Friday, January 22, 2016

Trans-Pacific Partnership Trade Agreement May Not Be Big Win for New York Agriculture

From Empire Farm & Dairy magazine:

By MARC HELLER

WASHINGTON — Dairy farmers hoping to see a rush of business between the United States and Canada — a market largely closed to American milk products — may want to hold their applause for the Trans-Pacific Partnership.
 

That is the message from lawmakers and organizations representing dairy farmers and plant owners, who say the 12-nation deal reached in 2015, still subject to approval in Congress, does not clearly spell a big win for New York agriculture.

Lawmakers are likely to vote on it this year.
 

The outcome could shape the future for key parts of the dairy business in New York, which ranks near the top in U.S. production of manufactured dairy products such as cheese and yogurt that can be easily exported; beverage milk is reserved mostly for domestic use, although U.S. producers have angled unsuccessfully for more fluid sales into Canada too.
 

The big issue is whether Canada will relax its milk supply management system enough to allow substantial amounts of U.S. dairy products into the country.
 

“Even with the TPP agreement, Canada continues to strongly endorse their supply control program and protect their borders from serious dairy imports and exports,” said Bruce Krupke, executive vice president of the Northeast Dairy Foods Association, representing milk processors. 

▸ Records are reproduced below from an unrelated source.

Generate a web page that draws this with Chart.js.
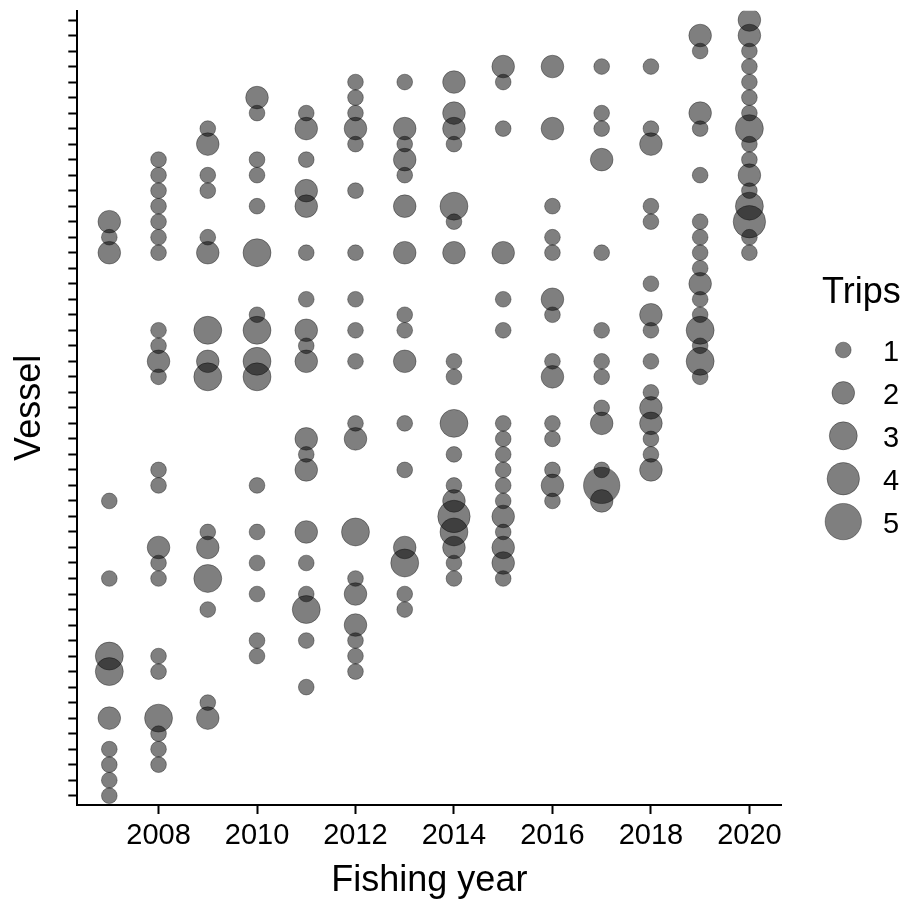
<!DOCTYPE html>
<html>
<head>
<meta charset="utf-8">
<title>Trips per vessel by fishing year</title>
<script src="https://cdn.jsdelivr.net/npm/chart.js@4.4.1/dist/chart.umd.min.js"></script>
<style>
  html, body { margin: 0; padding: 0; background: #ffffff; }
  #wrap { width: 904px; height: 900px; }
</style>
</head>
<body>
<div id="wrap"><canvas id="chart" width="904" height="900"></canvas></div>
<script>
// Trips per vessel, one list per fishing year: [vessel index, number of trips]
const fy2007 = [[37,2],[36,1],[35,2],[19,1],[14,1],[9,3],[8,3],[5,2],[3,1],[2,1],[1,1],[0,1]];
const fy2008 = [[41,1],[40,1],[39,1],[38,1],[37,1],[36,1],[35,1],[30,1],[29,1],[28,2],[27,1],[21,1],[20,1],[16,2],[15,1],[14,1],[9,1],[8,1],[5,3],[4,1],[3,1],[2,1]];
const fy2009 = [[43,1],[42,2],[40,1],[39,1],[36,1],[35,2],[30,3],[28,2],[27,3],[17,1],[16,2],[14,3],[12,1],[6,1],[5,2]];
const fy2010 = [[45,2],[44,1],[41,1],[40,1],[38,1],[35,3],[31,1],[30,3],[28,3],[27,3],[20,1],[17,1],[15,1],[13,1],[10,1],[9,1]];
const fy2011 = [[44,1],[43,2],[41,1],[39,2],[38,2],[35,1],[32,1],[30,2],[29,1],[28,2],[23,2],[22,1],[21,2],[17,2],[15,1],[13,1],[12,3],[10,1],[7,1]];
const fy2012 = [[46,1],[45,1],[44,1],[43,2],[42,1],[39,1],[35,1],[32,1],[30,1],[28,1],[24,1],[23,2],[17,3],[14,1],[13,2],[11,2],[10,1],[9,1],[8,1]];
const fy2013 = [[46,1],[43,2],[42,1],[41,2],[40,1],[38,2],[35,2],[31,1],[30,1],[28,2],[24,1],[21,1],[16,2],[15,3],[13,1],[12,1]];
const fy2014 = [[46,2],[44,2],[43,2],[42,1],[38,3],[37,1],[35,2],[28,1],[27,1],[24,3],[22,1],[20,1],[19,2],[18,4],[17,3],[16,2],[15,1],[14,1]];
const fy2015 = [[47,2],[46,1],[43,1],[35,2],[32,1],[30,1],[24,1],[23,1],[22,1],[21,1],[20,1],[19,1],[18,2],[17,1],[16,2],[15,2],[14,1]];
const fy2016 = [[47,2],[43,2],[38,1],[36,1],[35,1],[32,2],[31,1],[28,1],[27,2],[24,1],[23,1],[21,1],[20,2],[19,1]];
const fy2017 = [[47,1],[44,1],[43,1],[41,2],[35,1],[30,1],[28,1],[27,1],[25,1],[24,2],[21,1],[20,5],[19,2]];
const fy2018 = [[47,1],[43,1],[42,2],[38,1],[37,1],[33,1],[31,2],[30,1],[28,1],[26,1],[25,2],[24,2],[23,1],[22,1],[21,2]];
const fy2019 = [[49,2],[48,1],[44,2],[43,1],[40,1],[37,1],[36,1],[35,1],[34,1],[33,2],[32,1],[31,1],[30,3],[29,1],[28,3],[27,1]];
const fy2020 = [[50,2],[49,2],[48,1],[47,1],[46,1],[45,1],[44,1],[43,3],[42,1],[41,1],[40,2],[39,1],[38,3],[37,4],[36,1],[35,1]];

const fishingYears = [2007, 2008, 2009, 2010, 2011, 2012, 2013, 2014, 2015, 2016, 2017, 2018, 2019, 2020];
const tripsByYear = [fy2007, fy2008, fy2009, fy2010, fy2011, fy2012, fy2013, fy2014, fy2015, fy2016, fy2017, fy2018, fy2019, fy2020];
const yearTickLabels = [2008, 2010, 2012, 2014, 2016, 2018, 2020];
const vesselCount = 51;
const legendTrips = [1, 2, 3, 4, 5];

// Bubble area proportional to the number of trips
const tripRadius = n => 8.35 * Math.sqrt(n) - 0.5;
const FILL = 'rgba(0,0,0,0.5)';
const EDGE = 'rgba(0,0,0,0.35)';
const FONT = '"Liberation Sans", Arial, Helvetica, sans-serif';

const points = [];
fishingYears.forEach((year, k) => {
  tripsByYear[k].forEach(([vessel, trips]) => {
    points.push({ x: year, y: vessel, r: tripRadius(trips), trips });
  });
});

const vesselTicks = Array.from({ length: vesselCount }, (_, i) => ({ value: i }));

// Size legend drawn to the right of the panel
const tripsLegend = {
  id: 'tripsLegend',
  afterDraw(chart) {
    const ctx = chart.ctx;
    ctx.save();
    ctx.textAlign = 'left';
    ctx.textBaseline = 'alphabetic';
    ctx.fillStyle = '#000';
    ctx.font = '36px ' + FONT;
    ctx.fillText('Trips', 822, 303);
    legendTrips.forEach((n, k) => {
      const cy = 350 + 42.9 * k;
      ctx.beginPath();
      ctx.arc(843.3, cy, tripRadius(n), 0, Math.PI * 2);
      ctx.fillStyle = FILL;
      ctx.fill();
      ctx.lineWidth = 1;
      ctx.strokeStyle = EDGE;
      ctx.stroke();
      ctx.fillStyle = '#000';
      ctx.font = '29px ' + FONT;
      ctx.fillText(String(n), 883, cy + 11.3);
    });
    ctx.restore();
  }
};

Chart.defaults.font.family = FONT;
Chart.defaults.color = '#000';

new Chart(document.getElementById('chart'), {
  type: 'bubble',
  data: {
    datasets: [{
      label: 'Trips',
      data: points,
      backgroundColor: FILL,
      borderColor: EDGE,
      borderWidth: 1,
      hoverBorderWidth: 1,
      clip: 0
    }]
  },
  options: {
    responsive: false,
    devicePixelRatio: 1,
    animation: false,
    events: [],
    layout: { autoPadding: false, padding: { left: 0, top: 10.7, right: 122.6, bottom: 0 } },
    plugins: {
      legend: { display: false },
      tooltip: { enabled: false }
    },
    scales: {
      x: {
        type: 'linear',
        min: 2006.35,
        max: 2020.65,
        afterBuildTicks: s => { s.ticks = yearTickLabels.map(v => ({ value: v })); },
        afterFit: s => { s.height = 95; },
        ticks: {
          font: { size: 29 },
          color: '#000',
          padding: 5,
          maxRotation: 0,
          autoSkip: false,
          callback: v => String(v)
        },
        grid: { drawOnChartArea: false, drawTicks: true, tickLength: 9, tickColor: '#000', tickWidth: 2 },
        border: { display: true, color: '#000', width: 2 },
        title: { display: true, text: 'Fishing year', color: '#000', font: { size: 36, lineHeight: 1.05 }, padding: 0 }
      },
      y: {
        type: 'linear',
        min: -0.6,
        max: 50.6,
        afterBuildTicks: s => { s.ticks = vesselTicks.map(t => ({ value: t.value })); },
        afterFit: s => { s.width = 77.3; },
        ticks: { display: false, autoSkip: false },
        grid: { drawOnChartArea: false, drawTicks: true, tickLength: 9, tickColor: '#000', tickWidth: 2 },
        border: { display: true, color: '#000', width: 2 },
        title: { display: true, text: 'Vessel', color: '#000', font: { size: 36, lineHeight: 1.05 }, padding: { top: 11, bottom: 0 } }
      }
    }
  },
  plugins: [tripsLegend]
});
</script>
</body>
</html>
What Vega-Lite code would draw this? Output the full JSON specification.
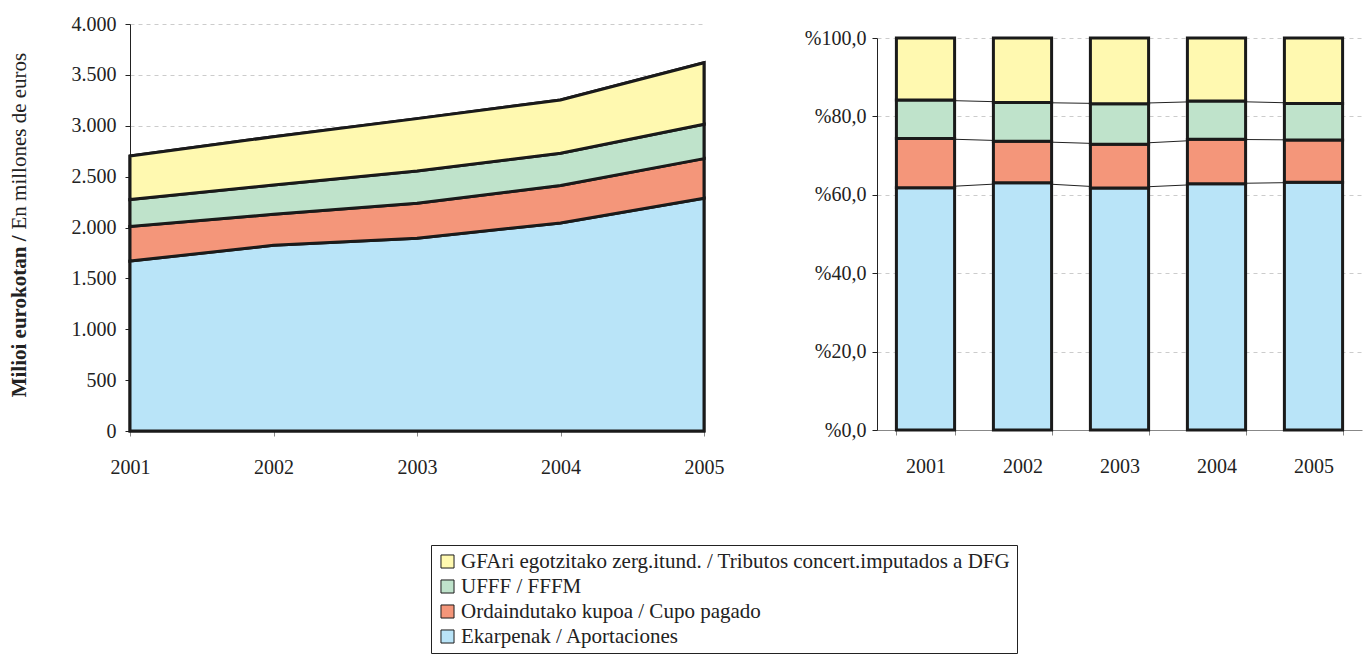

“I don’t see their domestic dairy policy changing in the near future, much to their detriment. I also don’t see any increased dairy trade near-term opportunities with them either,” Krupke said.
 

Krupke said he does not rule out the possibility of longer-term trade prospects with the agreement’s signers, including Japan and Vietnam. New York Farm Bureau, representing farmers of every type in the state, generally supports the deal because it could lower trade barriers to growing markets, said spokesman Steve Ammerman.
 

Skeptical lawmakers, including Sen. Kirsten Gillibrand (D-N.Y.) and Reps. Tom Reed (R-Corning) and Elise Stefanik (R-Willsboro) said they haven’t decided whether to support the deal, largely because of concerns about U.S. dairy trade with Canada.
 

“The TPP negotiations have caused me a great deal of heartburn,” Reed said in an interview. “I still believe they have a lot farther to go.”
 

Sen. Debbie Stabenow (D-Mich.), ranking Democrat on the Senate Agriculture Committee, “pushed our trade negotiators until the very end to secure the best deal possible for American dairy farmers in TPP,” a Democratic committee aide said.
 

The Obama administration strongly supports the deal, which its representatives helped negotiate. President Obama urged Congress in his State of the Union Address to approve it this year.
 

Passage isn’t assured. In addition, some presidential candidates, including Sen. Ted Cruz (R-Tex.) and Hillary Rodham Clinton, the front-running Democrat, say they oppose it.
 

The biggest lobbying group for dairy farmers, the National Milk Producers Federation, which represents farmer-owned bargaining cooperatives, hasn’t come down one way or the other.
 

“It’s quite a complicated agreement,” said Shawna Morris, vice president of trade policy at the NMPF, headquartered in Arlington, Va. The deal contains hundreds of dairy provisions and will take some time to review, she said.
 

The good news, from the U.S. dairy industry’s perspective, is that the TPP does not appear to open the U.S. to a flood of dairy products from other countries such as New Zealand, where milk is produced cheaply for export.
 

“When the TPP effort began, it was little more than a façade for a free trade agreement with New Zealand,” the NMPF said in a newsletter to members. “Eventually, in response to consistent recommendations from NMPF and others, countries with more significant dairy markets – Canada and Japan – were added to this agreement. Those decisions created new opportunities for our industry in TPP that previously had not been possible.”
 

Dairy groups agree that trade is becoming more important to the U.S. industry, and New York as the third-ranking state for cheese production and a top producer of yogurt is especially affected. 

Nearly a fifth of U.S.-produced dairy solids were exported in 2014, Krupke said. As much as some farmers or manufacturers may not like the idea of depending on trade with foreign countries, he said, “We have to get used to the concept and embrace it.”
 

Reed, who serves on the House Ways and Means Committee — which oversees trade policy — said in an interview that he worries about how the actions of U.S. trading partners affect the state’s milk and wine businesses, for example.
 

Already, New York wine makers can’t use the term “Champagne” for the sparkling white wine they sell to some countries, and terms such as “gouda” or “parmesan” for cheese made in New York may be endangered in some European markets.
 

This year could bring more developments on that issue, known as geographic indicators, farm groups said.
 

That dispute plays out in yet another trade deal taking shape, the Transatlantic Trade and Investment Partnership.